The other signatories include researchers from Canada, the United States and the United Kingdom, who said the closing of the clinic will leave many gender-questioning youth and their families with severely reduced access to specialized services.
“I think it’s worse than a mistake,” said Blanchard. “I think it was a cynical, self-serving and unfair attempt to curry favour with an activist group by firing an employee … who was a very distinguished member of this research community.”
Zucker has not commented publicly on the controversy surrounding the clinic nor his departure from CAMH. He referred an interview request by The Canadian Press to his Toronto lawyer John Adair, who declined to comment.
Kelly Meighen, chair of CAMH’s board of trustees, said the letter and petition do not “provide an accurate assessment of what occurred.”
“As a publicly funded hospital dedicated to providing excellent patient care, CAMH examined the evidence and listened to the community,” Meighen said Friday by email.
“CAMH is and has been committed to working with our community partners to help create a sustainable system to meet the needs for evidence-based clinical services for children and youth with gender identity issues.”
McKenzie echoed that position, saying CAMH’s focus has always been on improving services for young people who feel their physical anatomy does not match their inner gender.
“And it’s not really been about individuals like Ken or others. It’s been about focusing the decisions we make on the needs of our community.”
McKenzie said he understands why some clinicians and researchers are upset that someone they worked with and looked up to is no longer at CAMH, and the centre is grateful for Zucker’s “pioneering work” in gender research.
“What I am surprised about is that people think that our decisions at CAMH, which are based on the needs of clients in working in our community, are politically motivated,” he said. “There’s no political motivation. The motivation is for (providing) the best service response.
“I cannot see CAMH ever making any apology for listening to our communities. We won’t.”
McKenzie also questioned the assertion that Zucker’s professional reputation has been besmirched as a result of CAMH’s decision to rethink the clinic’s approach and leadership.
“I don’t recognize that at all. CAMH has had a review of the clinic and lots of people work in the clinic, and that review has spoken very highly of the research that has been produced by the clinic.”
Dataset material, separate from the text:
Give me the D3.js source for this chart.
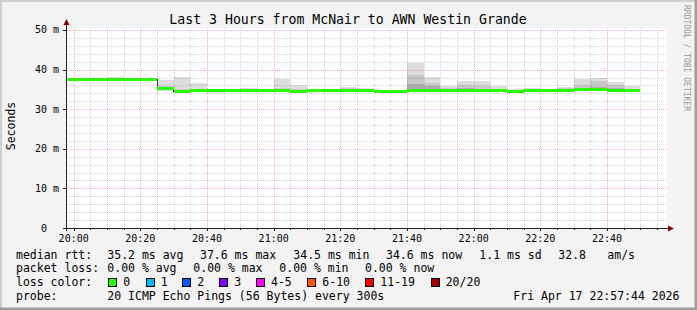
<!DOCTYPE html>
<html>
<head>
<meta charset="utf-8">
<script src="https://cdn.jsdelivr.net/npm/d3@7/dist/d3.min.js"></script>
<style>
  html, body { margin: 0; padding: 0; background: #f3f3f3; }
  svg { display: block; }
  text { font-family: "DejaVu Sans Mono", monospace; white-space: pre; }
</style>
</head>
<body>
<svg id="chart" width="697" height="310"></svg>
<script>
// ---------------- DATA ----------------
const titleText = "Last 3 Hours from McNair to AWN Westin Grande";
const intervalEnds = ["20:00","20:05","20:10","20:15","20:20","20:25","20:30","20:35","20:40","20:45",
  "20:50","20:55","21:00","21:05","21:10","21:15","21:20","21:25","21:30","21:35",
  "21:40","21:45","21:50","21:55","22:00","22:05","22:10","22:15","22:20","22:25",
  "22:30","22:35","22:40","22:45","22:50"];
const medianMs = [37.5,37.5,37.5,37.4,37.6,37.6,35.3,34.5,34.8,34.6,
  34.8,34.8,34.8,34.7,34.5,34.8,34.6,34.8,34.8,34.5,
  34.5,34.8,34.8,34.8,34.8,34.8,34.8,34.5,34.8,34.8,
  34.8,34.9,34.9,34.8,34.6];
const pingMin = [37.3,37.3,37.3,37.0,37.4,37.4,34.6,34.1,34.5,34.0,
  34.6,34.5,34.6,34.5,34.3,34.6,34.3,34.5,34.5,34.3,
  34.3,34.4,34.5,34.6,34.5,34.5,34.6,34.3,34.6,34.6,
  34.6,34.6,34.6,34.5,34.3];
const pingLowInner = [37.4,37.4,37.4,37.2,37.5,37.5,35.1,34.3,34.6,34.3,
  34.7,34.6,34.7,34.6,34.4,34.7,34.4,34.7,34.7,34.4,
  34.4,34.6,34.7,34.7,34.6,34.6,34.7,34.4,34.7,34.7,
  34.7,34.7,34.7,34.6,34.4];
const pingHigh3 = [37.6,37.6,37.6,37.6,37.7,37.7,35.5,34.8,34.9,34.8,
  35.0,35.0,35.0,35.0,34.8,34.9,34.9,35.1,34.9,34.7,
  34.7,36.4,35.8,35.0,35.3,35.2,35.0,34.7,35.0,34.9,
  35.1,35.3,35.5,35.3,34.9];
const pingHigh2 = [37.7,37.7,37.7,37.8,37.8,37.8,35.8,35.2,35.1,34.9,
  35.1,35.2,35.1,35.3,35.0,34.9,35.0,35.3,35.0,34.8,
  34.8,38.7,36.6,35.3,36.2,35.9,35.2,34.9,35.2,35.0,
  35.3,36.0,37.0,36.2,35.2];
const pingMax = [37.8,37.8,37.9,38.1,37.9,37.9,37.4,38.1,36.6,35.1,
  35.2,35.3,35.2,37.7,36.1,35.0,35.1,35.7,35.3,34.9,
  34.9,41.7,38.1,35.9,37.1,37.1,35.8,35.1,35.4,35.2,
  35.6,37.7,37.9,36.9,35.9];
const lossCount = [0,0,0,0,0,0,0,0,0,0, 0,0,0,0,0,0,0,0,0,0, 0,0,0,0,0,0,0,0,0,0, 0,0,0,0,0];

const yTickValues = [0, 10, 20, 30, 40, 50];
const yTickLabels = [" 0", "10 m", "20 m", "30 m", "40 m", "50 m"];
const xTickLabels = ["20:00","20:20","20:40","21:00","21:20","21:40","22:00","22:20","22:40"];

const lossLabels = ["0","1","2","3","4-5","6-10","11-19","20/20"];
const lossUpper  = [0, 1, 2, 3, 5, 10, 19, 20];
const lossColors = ["#26ff00","#00b8ff","#0059ff","#7e00ff","#ff00ff","#ff5500","#ff0000","#a00000"];

const statRow1 = [["median rtt:",16],["35.2 ms avg",107.3],["37.6 ms max",200],["34.5 ms min",293.3],
  ["34.6 ms now",386],["1.1 ms sd",479.3],["32.8",558.3],["am/s",607.3]];
const statRow2 = [["packet loss:",16],["0.00 % avg",107.3],["0.00 % max",193.3],["0.00 % min",279.3],["0.00 % now",365]];
const probeText = "20 ICMP Echo Pings (56 Bytes) every 300s";
const stampText = "Fri Apr 17 22:57:44 2026";

// ---------------- LAYOUT ----------------
const W = 697, H = 310;
const L = 67, R = 667, T = 28, B = 228;
const day = "2026-04-17 ";
const parse = d3.timeParse("%Y-%m-%d %H:%M");
const tStart = parse(day + "19:58"), tEnd = parse(day + "22:58");

const x = d3.scaleTime().domain([tStart, tEnd]).range([L, R]);
const y = d3.scaleLinear().domain([0, 50.5]).range([B, T]);

const svg = d3.select("#chart");

// background + border
svg.append("rect").attr("x",0).attr("y",0).attr("width",W).attr("height",H).attr("fill","#f3f3f3");
svg.append("path").attr("d",`M0,${H} L0,0 L${W},0`).attr("fill","none").attr("stroke","#cfcfcf").attr("stroke-width",4);
svg.append("path").attr("d",`M0,${H} L${W},${H} L${W},0`).attr("fill","none").attr("stroke","#9e9e9e").attr("stroke-width",5);

// canvas
svg.append("rect").attr("x",L).attr("y",T).attr("width",R-L).attr("height",B-T).attr("fill","#ffffff");

// data rows
const rows = intervalEnds.map((s, i) => {
  const end = parse(day + s);
  let start = d3.timeMinute.offset(end, -5);
  if (start < tStart) start = tStart;
  return {start, end, med: medianMs[i], min: pingMin[i], lo: pingLowInner[i],
          h3: pingHigh3[i], h2: pingHigh2[i], max: pingMax[i], loss: lossCount[i]};
});

const gData = svg.append("g").attr("shape-rendering","crispEdges");
function band(lo, hi, color) {
  gData.append("g").selectAll("rect").data(rows).join("rect")
    .attr("x", d => x(d.start)).attr("width", d => x(d.end) - x(d.start))
    .attr("y", d => y(hi(d))).attr("height", d => Math.max(0, y(lo(d)) - y(hi(d))))
    .attr("fill", color);
}
band(d => d.min, d => d.max, "#dddddd");
band(d => d.lo, d => d.h2, "#c8c8c8");
band(d => d.lo, d => d.h3, "#acacac");

// median LINE1 (drawn beneath the loss-coloured band)
const stepPts = rows.map(d => [d.start, d.med]);
stepPts.push([rows[rows.length-1].end, rows[rows.length-1].med]);
gData.append("path")
  .attr("d", d3.line().x(d => x(d[0])).y(d => Math.round(y(d[1])) + 0.5).curve(d3.curveStepAfter)(stepPts))
  .attr("fill","none").attr("stroke","#202020").attr("stroke-width",1);

// loss-coloured median band
const sw = 0.38;
function lossColor(n) {
  for (let k = 0; k < lossUpper.length; k++) if (n <= lossUpper[k]) return lossColors[k];
  return lossColors[lossColors.length-1];
}
gData.append("g").selectAll("rect").data(rows).join("rect")
  .attr("x", d => x(d.start)).attr("width", d => x(d.end) - x(d.start))
  .attr("y", d => y(d.med + sw)).attr("height", d => y(d.med - sw) - y(d.med + sw))
  .attr("fill", d => lossColor(d.loss));

// grid (drawn on top, semi transparent)
const grid = svg.append("g").attr("shape-rendering","crispEdges");
const minorX = d3.timeMinute.every(5).range(tStart, tEnd).filter(t => t.getMinutes() % 20 !== 0);
const majorX = d3.timeMinute.every(5).range(tStart, tEnd).filter(t => t.getMinutes() % 20 === 0);
const minorY = d3.range(2, 51, 2).filter(v => v % 10 !== 0);
const majorY = yTickValues.filter(v => v > 0);

grid.selectAll(".mx").data(minorX).join("line")
  .attr("x1", d => Math.round(x(d)) + 0.5).attr("x2", d => Math.round(x(d)) + 0.5)
  .attr("y1", T).attr("y2", B)
  .attr("stroke","#8c8c8c").attr("stroke-opacity",0.4).attr("stroke-dasharray","1,1");
grid.selectAll(".my").data(minorY).join("line")
  .attr("x1", L).attr("x2", R)
  .attr("y1", d => Math.round(y(d)) + 0.5).attr("y2", d => Math.round(y(d)) + 0.5)
  .attr("stroke","#8c8c8c").attr("stroke-opacity",0.4).attr("stroke-dasharray","1,1");
grid.selectAll(".Mx").data(majorX).join("line")
  .attr("x1", d => Math.round(x(d)) + 0.5).attr("x2", d => Math.round(x(d)) + 0.5)
  .attr("y1", T).attr("y2", B)
  .attr("stroke","#ff5050").attr("stroke-opacity",0.45).attr("stroke-dasharray","1,1");
grid.selectAll(".My").data(majorY).join("line")
  .attr("x1", L).attr("x2", R)
  .attr("y1", d => Math.round(y(d)) + 0.5).attr("y2", d => Math.round(y(d)) + 0.5)
  .attr("stroke","#ff5050").attr("stroke-opacity",0.45).attr("stroke-dasharray","1,1");

// axes
const ax = svg.append("g").attr("shape-rendering","crispEdges");
ax.append("line").attr("x1",L-0.5).attr("x2",L-0.5).attr("y1",B+3).attr("y2",T-6).attr("stroke","#202020");
ax.append("line").attr("x1",L-4).attr("x2",R+4).attr("y1",B+0.5).attr("y2",B+0.5).attr("stroke","#202020");
// ticks
ax.selectAll(".yt").data(yTickValues).join("line")
  .attr("x1", L-4).attr("x2", L)
  .attr("y1", d => Math.round(y(d)) + 0.5).attr("y2", d => Math.round(y(d)) + 0.5)
  .attr("stroke","#202020");
ax.selectAll(".xt").data(majorX).join("line")
  .attr("x1", d => Math.round(x(d)) + 0.5).attr("x2", d => Math.round(x(d)) + 0.5)
  .attr("y1", B).attr("y2", B + 3).attr("stroke","#202020");
ax.selectAll(".xmt").data(minorX).join("line")
  .attr("x1", d => Math.round(x(d)) + 0.5).attr("x2", d => Math.round(x(d)) + 0.5)
  .attr("y1", B).attr("y2", B + 2).attr("stroke","#202020");
// arrows
svg.append("path").attr("d", `M${L-3.5},${T-3} L${L+2.5},${T-3} L${L-0.5},${T-9} Z`).attr("fill","#800000");
svg.append("path").attr("d", `M${R+1},${B-2.5} L${R+1},${B+3.5} L${R+7},${B+0.5} Z`).attr("fill","#800000");

// tick labels
svg.selectAll(".yl").data(yTickValues).join("text")
  .attr("x", 35).attr("y", d => y(d) + 3.5)
  .attr("font-size", "10px").attr("fill","#000")
  .text((d, i) => yTickLabels[i]);
svg.selectAll(".xl").data(xTickLabels).join("text")
  .attr("x", d => x(parse(day + d))).attr("y", 241.5)
  .attr("text-anchor","middle").attr("font-size","10px").attr("fill","#000")
  .text(d => d);

// title
svg.append("text").attr("x", 348).attr("y", 23.5).attr("text-anchor","middle")
  .attr("font-size","13.2px").attr("fill","#000").text(titleText);

// y-axis label
svg.append("text").attr("transform","translate(14.5,126) rotate(-90)")
  .attr("text-anchor","middle").attr("font-size","11.5px").attr("fill","#000").text("Seconds");

// watermark
svg.append("text").attr("transform","translate(684,5) rotate(90)")
  .attr("font-size","8px").attr("fill","#999999").text("RRDTOOL / TOBI OETIKER");

// legend
const fs = "11.5px";
function rowText(items, yy) {
  svg.append("g").selectAll("text").data(items).join("text")
    .attr("x", d => d[1]).attr("y", yy).attr("font-size", fs).attr("fill","#000").text(d => d[0]);
}
rowText(statRow1, 258.5);
rowText(statRow2, 272.3);
svg.append("text").attr("x",16).attr("y",286.2).attr("font-size",fs).text("loss color:");
const boxX = [108.3,145.7,182.3,219.3,256,307.3,365.3,430.7];
const lg = svg.append("g");
lossLabels.forEach((lab, k) => {
  lg.append("rect").attr("x", Math.round(boxX[k]) + 0.5).attr("y", 278.5).attr("width", 8).attr("height", 8)
    .attr("fill", lossColors[k]).attr("stroke","#000").attr("stroke-width",1);
  lg.append("text").attr("x", boxX[k] + 15).attr("y", 286.2).attr("font-size", fs).text(lab);
});
svg.append("text").attr("x",16).attr("y",300).attr("font-size",fs).text("probe:");
svg.append("text").attr("x",107.3).attr("y",300).attr("font-size",fs).text(probeText);
svg.append("text").attr("x",513.3).attr("y",300).attr("font-size",fs).text(stampText);
</script>
</body>
</html>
Meanwhile, the service is being wound down and has not taken any new referrals for more than a year. McKenzie said discussions are underway with the transgender community to decide the form and direction of a replacement clinic, which may or may not be housed at CAMH.
Blanchard, who describes himself as a close friend of Zucker, said the former clinic director did not practise reparative therapy, but began by encouraging prepubescent children to feel comfortable in their physical gender.
“But if that approach failed, Ken was always ready to refer them onto puberty-blocking hormones,” he said, referring to children whose opposite-gender identity persisted over time.
The hormones halt the physical changes that occur with puberty, as a precursor to possible sex-reassignment surgery in the future.
At a young age, it’s not uncommon for children to try on different gender roles, experts say. Studies have shown that 60 to 90 per cent of gender-questioning children do not go on to become transgender in adolescence, although a high proportion end up identifying as gay or lesbian.
“Something has to go on record somewhere that when this man was fired and his reputation was stained by CAMH, that the relevant international intellectual community disapproved of this and protested it,” he said.
“I had to get on record that this was not society’s final judgment on Ken Zucker.”